Despite having the best intentions to toe the line on spacing recommendations to some degree, it never seems to work out that way for me. There are always extra sprouts when I start tomatoes from seed. Instead of throwing them away, I find a spot for them in the garden.
This year, with its surplus seedlings, worked out to only 24 inches between plants with 3 feet between rows. Certainly, we’re at the absolute minimum amount of suggested spacing! And yet the tomatoes are doing fine – the plants are producing fruit and are blight and disease-free.
Pruning indeterminates is not optional, especially when you want to squeeze more than advised into one planting bed.
Pruning all branches back to a single main stem will give earlier tomatoes but less yield overall. Allowing two or more leaders to grow will give more tomatoes, and the fruits will have better foliage protection from the sun.
Vine tomatoes are amazingly tolerant of heavy pruning, even late in the season. I’m liable to forget to keep on top of suckers as they appear, but I’ve found no major difference in production by removing branches even after they’ve become quite lengthy.

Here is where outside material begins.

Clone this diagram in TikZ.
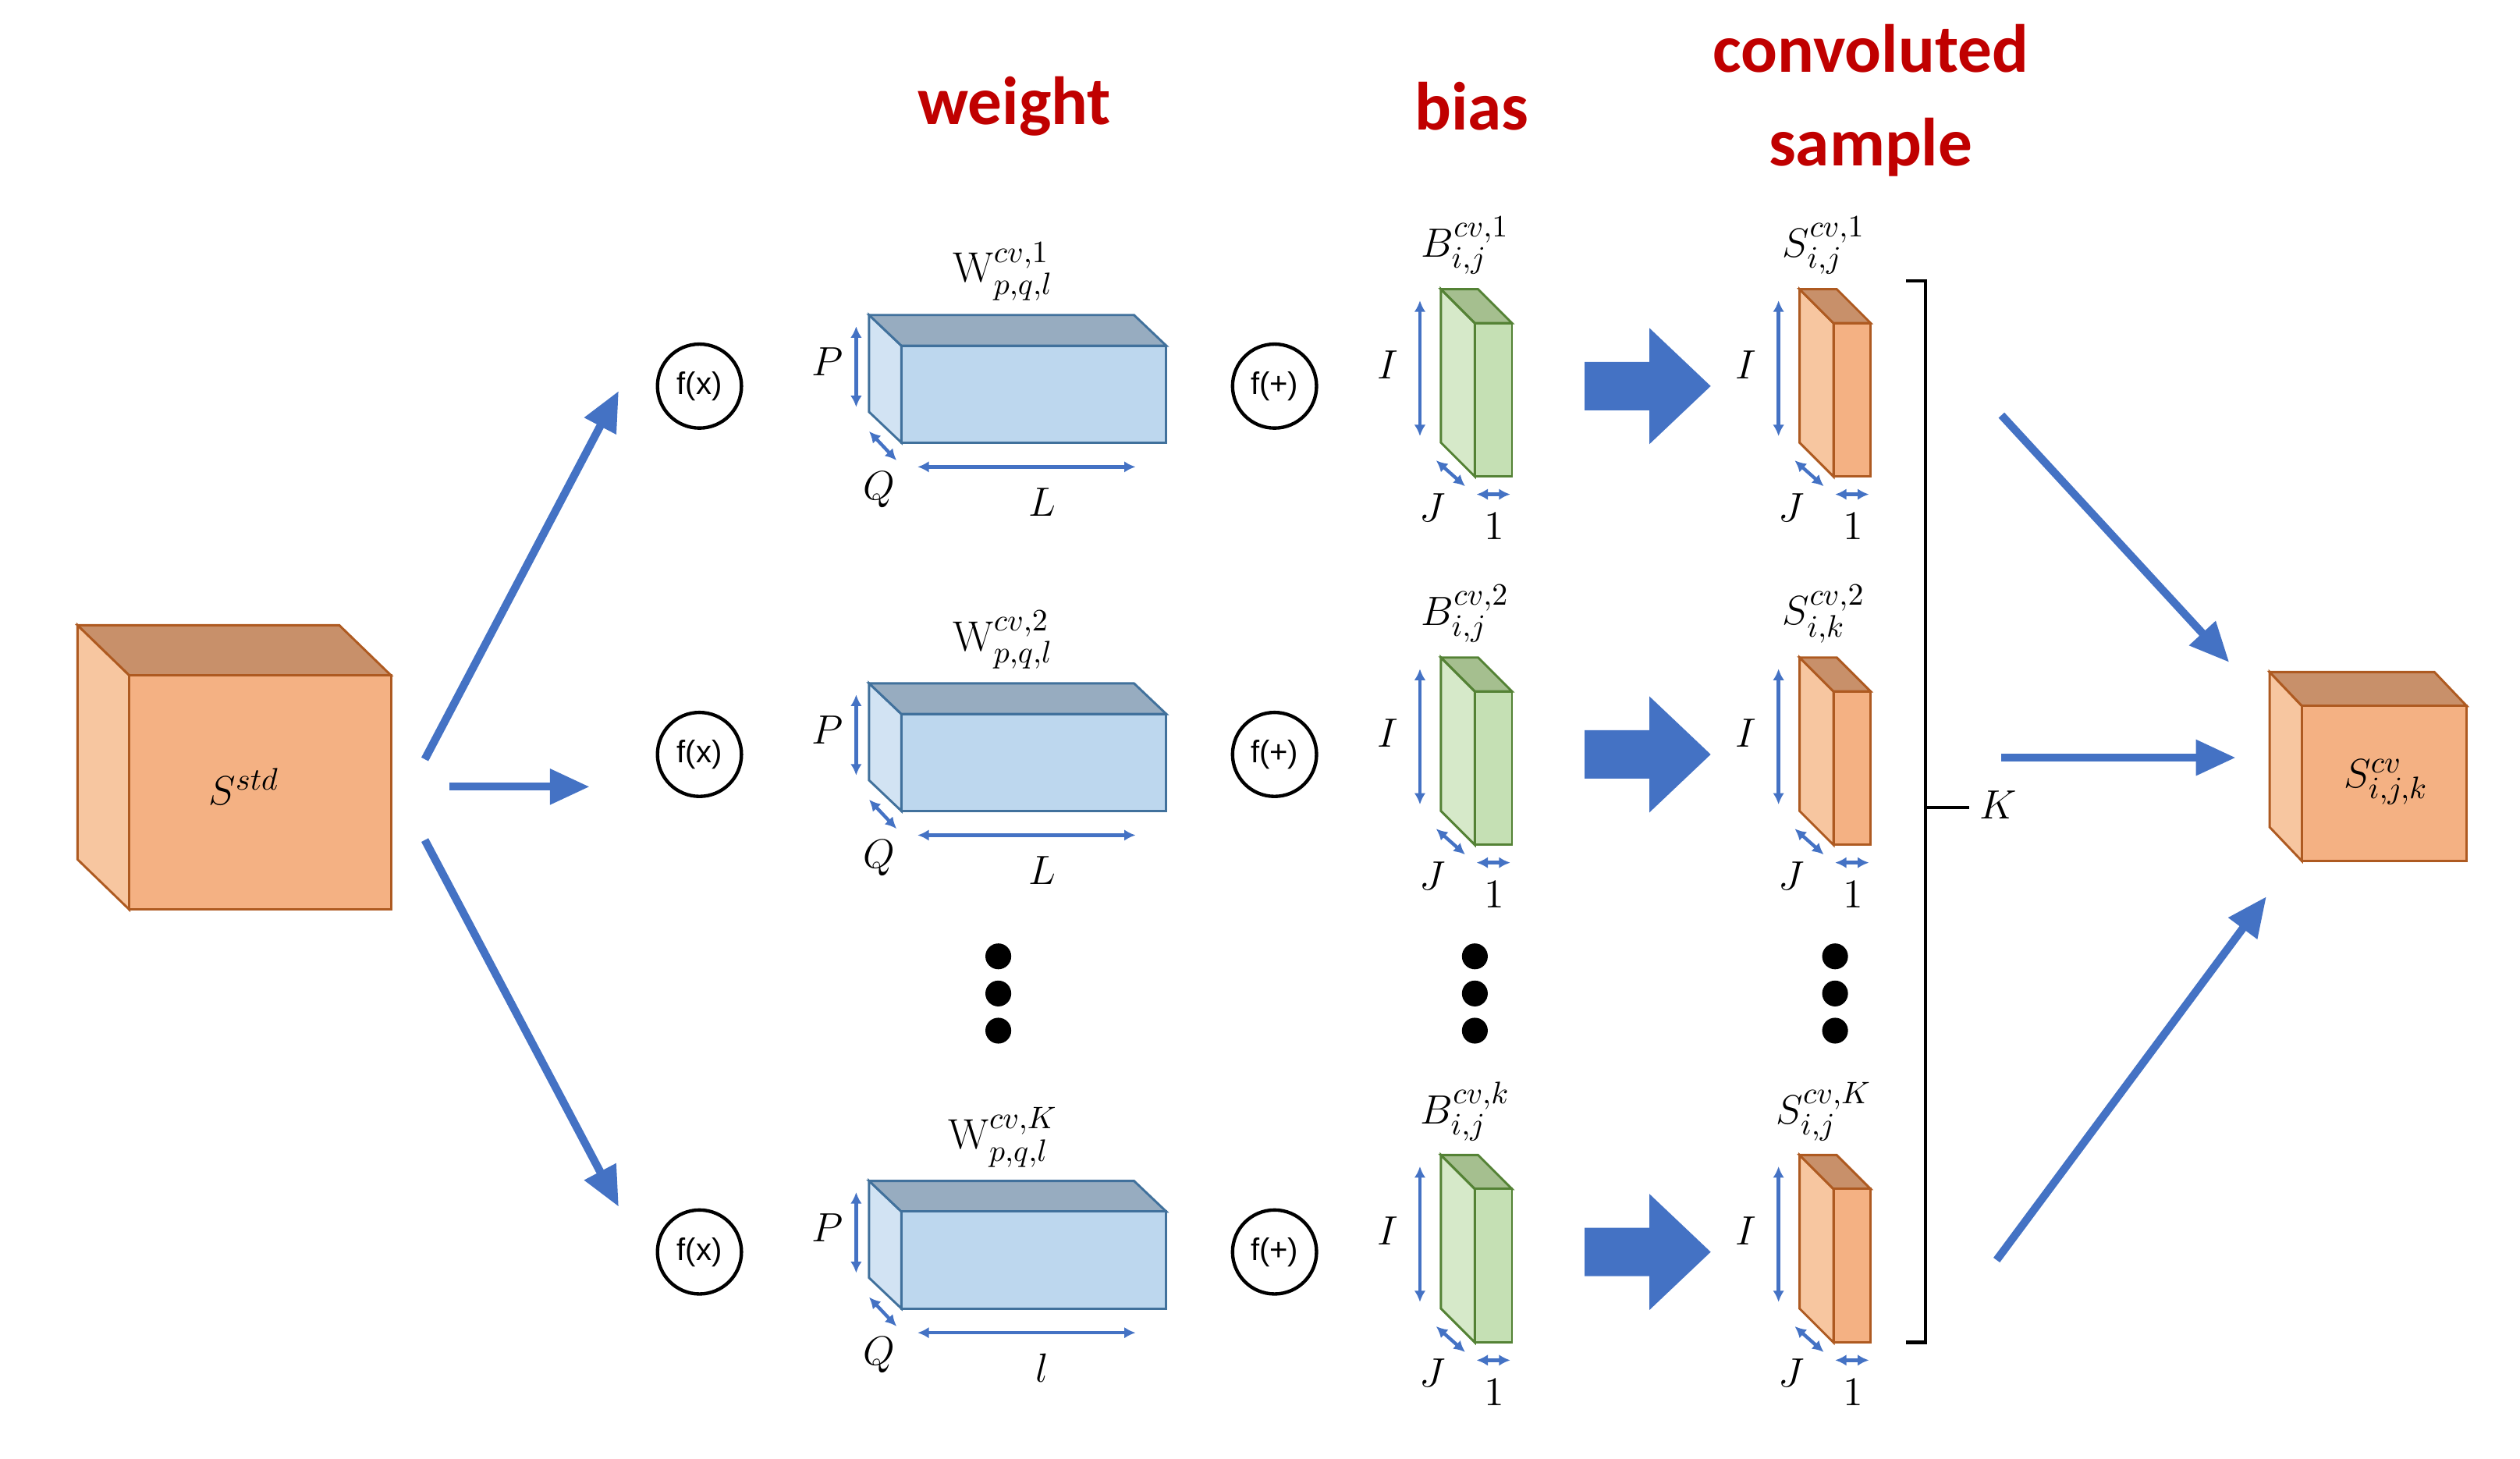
\documentclass[tikz,border=0pt]{standalone}
\usepackage{fontspec}
\newfontfamily\titlefont{Carlito}
\newfontfamily\sansf{Liberation Sans}
\usetikzlibrary{arrows.meta,calc}
\definecolor{ablue}{HTML}{4472C4}
\definecolor{dred}{HTML}{C00000}
\definecolor{wfront}{HTML}{BDD7EE}\definecolor{wtop}{HTML}{97ACC0}\definecolor{wside}{HTML}{D2E3F3}\definecolor{wline}{HTML}{41719C}
\definecolor{gfront}{HTML}{C5E0B4}\definecolor{gtop}{HTML}{A5BF8F}\definecolor{gside}{HTML}{D6E9C9}\definecolor{gline}{HTML}{548235}
\definecolor{ofront}{HTML}{F4B183}\definecolor{otop}{HTML}{C8906A}\definecolor{oside}{HTML}{F7C6A0}\definecolor{oline}{HTML}{AE5A21}
\newcommand\mycuboid[8]{% x1 y1 x2 y2 dx dy colorprefix linecolor
  \fill[#7side,draw=#8,line width=0.8pt] (#1,#2) -- ++(#5,#6) -- ($(#1,#4)+(#5,#6)$) -- (#1,#4) -- cycle;
  \fill[#7top,draw=#8,line width=0.8pt] (#1,#2) -- ++(#5,#6) -- ($(#3,#2)+(#5,#6)$) -- (#3,#2) -- cycle;
  \fill[#7front,draw=#8,line width=0.8pt] (#1,#2) rectangle (#3,#4);}
\tikzset{
  big/.style={ablue,line width=2.8pt,-{Triangle[length=14pt,width=12pt]}},
  dbl/.style={ablue,line width=1.2pt,{Latex[length=4pt,width=4pt]}-{Latex[length=4pt,width=4pt]}},
  op/.style={circle,draw,line width=1.2pt,minimum size=1.04cm,inner sep=0pt,font=\sansf\fontsize{11}{12}\selectfont},
  ttl/.style={text=dred,font=\titlefont\bfseries\fontsize{24}{29}\selectfont,align=center},
  lab/.style={font=\fontsize{15}{17}\selectfont},
  dim/.style={font=\fontsize{14}{16}\selectfont},
  dot/.style={circle,fill=black,minimum size=0.32cm,inner sep=0pt},
}
\begin{document}
\begin{tikzpicture}[x=0.02cm,y=-0.02cm]
\useasboundingbox (0,0) rectangle (1560,903);
% titles
\node[ttl] (tw) at (628,66) {weight};
\node[ttl] (tb) at (911,66) {bias};
\node[ttl] (ts) at (1158,62) {convoluted\\[4pt]sample};
% input cube
\mycuboid{80}{418}{242}{563}{-32}{-31}{o}{oline}
\node[lab] (S) at (151,487) {$S^{std}$};
\coordinate (o1) at (263,470); \coordinate (o2) at (278,487); \coordinate (o3) at (263,520);
\coordinate (e1) at (383,242); \coordinate (e2) at (365,487); \coordinate (e3) at (383,747);
\draw[big] (o1) -- (e1); \draw[big] (o2) -- (e2); \draw[big] (o3) -- (e3);
% rows
\foreach \dy/\ws/\bs/\ssub/\ss/\Lt/\r in {0/1/1/{i,j}/1/L/1, 228/2/2/{i,k}/2/L/2, 536/K/k/{i,j}/K/l/3}{
  \begin{scope}[yshift=-\dy*0.02cm]
  \node[op] (fx\r) at (433,239) {f(x)};
  \node[op] (fp\r) at (789,239) {f(+)};
  % weight
  \mycuboid{558}{214}{722}{274}{-20}{-19}{w}{wline}
  \node[lab] (W\r) at (621,168) {$\mathrm{W}^{cv,\ws}_{p,q,l}$};
  \draw[dbl] (530,202) -- (530,252); \node[dim] (P\r) at (512,224) {$P$};
  \draw[dbl] (538,267) -- (555,285); \node[dim] (Q\r) at (544,303) {$Q$};
  \draw[dbl] (568,289) -- (703,289); \node[dim] (L\r) at (645,311) {$\Lt$};
  % bias
  \mycuboid{913}{200}{936}{295}{-21}{-21}{g}{gline}
  \node[lab] (B\r) at (907,152) {$B^{cv,\bs}_{i,j}$};
  \draw[dbl] (879,186) -- (879,270); \node[dim] (I\r) at (859,226) {$I$};
  \draw[dbl] (889,285) -- (907,301); \node[dim] (J\r) at (887,314) {$J$};
  \draw[dbl] (914,306) -- (935,306); \node[dim] (one\r) at (925,326) {$1$};
  % block arrow
  \fill[ablue] (981,224) -- (1021,224) -- (1021,203) -- (1059,239) -- (1021,275) -- (1021,254) -- (981,254) -- cycle;
  % sample
  \mycuboid{1135}{200}{1158}{295}{-21}{-21}{o}{oline}
  \node[lab] (Sr\r) at (1129,152) {$S^{cv,\ss}_{\ssub}$};
  \draw[dbl] (1101,186) -- (1101,270); \node[dim] (Is\r) at (1081,226) {$I$};
  \draw[dbl] (1111,285) -- (1129,301); \node[dim] (Js\r) at (1109,314) {$J$};
  \draw[dbl] (1136,306) -- (1157,306); \node[dim] (ones\r) at (1147,326) {$1$};
  \end{scope}}
% dots
\foreach \x/\n in {618/a,913/b,1136/c}{\foreach \y/\m in {592/1,615/2,638/3}{\node[dot] (d\n\m) at (\x,\y) {};}}
% bracket
\draw[line width=1.2pt] (1180,174) -- (1192,174) -- (1192,831) -- (1180,831);
\draw[line width=1.2pt] (1192,500) -- (1219,500);
\node[dim] (K) at (1237,498) {$K$};
% output
\coordinate (a1) at (1239,257); \coordinate (b1) at (1380,410);
\coordinate (a2) at (1239,469); \coordinate (b2) at (1384,469);
\coordinate (a3) at (1236,780); \coordinate (b3) at (1403,555);
\draw[big] (a1) -- (b1); \draw[big] (a2) -- (b2); \draw[big] (a3) -- (b3);
\mycuboid{1425}{437}{1527}{533}{-20}{-21}{o}{oline}
\node[lab] (Sout) at (1477,484) {$S^{cv}_{i,j,k}$};
\end{tikzpicture}
\end{document}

Indeterminate tomatoes don’t seem to mind. You can top them when they become too tall, and you can shorten branches that are too long. You can snip and hack away at the vines. As long as you keep at least one or two stems going, indeterminate tomatoes will continue to grow and produce fruit.
All in all, there’s a lot to love about vine tomatoes, too:
For the bountiful and long harvests, for the diversity of varieties you can grow, for their resilience in less-than-ideal weather conditions, and for their easygoing nature and seeming imperviousness to diseases and pests.
All you’ve got to do is prune and support them along the way. For me, it’s a small price to pay for reliable and continuous tomato production every year.